** BEGIN Information supplied **

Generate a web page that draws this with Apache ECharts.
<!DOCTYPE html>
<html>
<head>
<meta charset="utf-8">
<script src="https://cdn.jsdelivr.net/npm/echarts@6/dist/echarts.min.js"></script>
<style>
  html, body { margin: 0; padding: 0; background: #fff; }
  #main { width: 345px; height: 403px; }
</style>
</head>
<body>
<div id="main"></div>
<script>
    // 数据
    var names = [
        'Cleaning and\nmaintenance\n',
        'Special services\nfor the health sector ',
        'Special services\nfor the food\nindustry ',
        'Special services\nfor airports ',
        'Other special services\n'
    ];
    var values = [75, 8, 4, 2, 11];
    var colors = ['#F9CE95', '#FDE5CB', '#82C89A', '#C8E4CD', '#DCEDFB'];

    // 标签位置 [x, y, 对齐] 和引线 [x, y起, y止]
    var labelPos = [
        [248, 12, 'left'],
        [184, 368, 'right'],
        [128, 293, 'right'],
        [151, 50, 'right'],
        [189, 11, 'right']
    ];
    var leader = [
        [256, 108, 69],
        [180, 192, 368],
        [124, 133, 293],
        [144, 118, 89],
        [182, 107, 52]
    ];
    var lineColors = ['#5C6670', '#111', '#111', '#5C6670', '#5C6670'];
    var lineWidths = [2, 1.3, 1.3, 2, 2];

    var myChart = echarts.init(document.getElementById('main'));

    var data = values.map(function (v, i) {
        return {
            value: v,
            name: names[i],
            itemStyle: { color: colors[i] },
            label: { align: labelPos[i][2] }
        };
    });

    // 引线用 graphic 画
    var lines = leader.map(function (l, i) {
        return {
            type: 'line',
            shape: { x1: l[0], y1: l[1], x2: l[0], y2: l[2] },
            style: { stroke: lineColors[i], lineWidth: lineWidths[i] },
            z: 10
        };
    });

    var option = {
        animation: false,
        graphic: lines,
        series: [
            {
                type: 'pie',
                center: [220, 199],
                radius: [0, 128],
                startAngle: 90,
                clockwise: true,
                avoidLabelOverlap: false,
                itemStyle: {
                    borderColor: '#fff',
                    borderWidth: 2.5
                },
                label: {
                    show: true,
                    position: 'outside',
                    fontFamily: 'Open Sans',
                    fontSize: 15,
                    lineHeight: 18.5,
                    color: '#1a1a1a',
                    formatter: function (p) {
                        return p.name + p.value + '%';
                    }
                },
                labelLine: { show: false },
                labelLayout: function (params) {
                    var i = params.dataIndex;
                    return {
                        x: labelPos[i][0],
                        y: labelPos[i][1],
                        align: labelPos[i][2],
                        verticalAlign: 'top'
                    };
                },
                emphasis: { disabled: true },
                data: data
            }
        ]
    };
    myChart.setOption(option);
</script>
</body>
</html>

** END Information supplied **

→ **Exercise**
Each line above must be reproduced exactly as it stands.

→ **Exercise output**
Generate a web page that draws this with Apache ECharts.
<!DOCTYPE html>
<html>
<head>
<meta charset="utf-8">
<script src="https://cdn.jsdelivr.net/npm/echarts@6/dist/echarts.min.js"></script>
<style>
  html, body { margin: 0; padding: 0; background: #fff; }
  #main { width: 345px; height: 403px; }
</style>
</head>
<body>
<div id="main"></div>
<script>
    // 数据
    var names = [
        'Cleaning and\nmaintenance\n',
        'Special services\nfor the health sector ',
        'Special services\nfor the food\nindustry ',
        'Special services\nfor airports ',
        'Other special services\n'
    ];
    var values = [75, 8, 4, 2, 11];
    var colors = ['#F9CE95', '#FDE5CB', '#82C89A', '#C8E4CD', '#DCEDFB'];

    // 标签位置 [x, y, 对齐] 和引线 [x, y起, y止]
    var labelPos = [
        [248, 12, 'left'],
        [184, 368, 'right'],
        [128, 293, 'right'],
        [151, 50, 'right'],
        [189, 11, 'right']
    ];
    var leader = [
        [256, 108, 69],
        [180, 192, 368],
        [124, 133, 293],
        [144, 118, 89],
        [182, 107, 52]
    ];
    var lineColors = ['#5C6670', '#111', '#111', '#5C6670', '#5C6670'];
    var lineWidths = [2, 1.3, 1.3, 2, 2];

    var myChart = echarts.init(document.getElementById('main'));

    var data = values.map(function (v, i) {
        return {
            value: v,
            name: names[i],
            itemStyle: { color: colors[i] },
            label: { align: labelPos[i][2] }
        };
    });

    // 引线用 graphic 画
    var lines = leader.map(function (l, i) {
        return {
            type: 'line',
            shape: { x1: l[0], y1: l[1], x2: l[0], y2: l[2] },
            style: { stroke: lineColors[i], lineWidth: lineWidths[i] },
            z: 10
        };
    });

    var option = {
        animation: false,
        graphic: lines,
        series: [
            {
                type: 'pie',
                center: [220, 199],
                radius: [0, 128],
                startAngle: 90,
                clockwise: true,
                avoidLabelOverlap: false,
                itemStyle: {
                    borderColor: '#fff',
                    borderWidth: 2.5
                },
                label: {
                    show: true,
                    position: 'outside',
                    fontFamily: 'Open Sans',
                    fontSize: 15,
                    lineHeight: 18.5,
                    color: '#1a1a1a',
                    formatter: function (p) {
                        return p.name + p.value + '%';
                    }
                },
                labelLine: { show: false },
                labelLayout: function (params) {
                    var i = params.dataIndex;
                    return {
                        x: labelPos[i][0],
                        y: labelPos[i][1],
                        align: labelPos[i][2],
                        verticalAlign: 'top'
                    };
                },
                emphasis: { disabled: true },
                data: data
            }
        ]
    };
    myChart.setOption(option);
</script>
</body>
</html>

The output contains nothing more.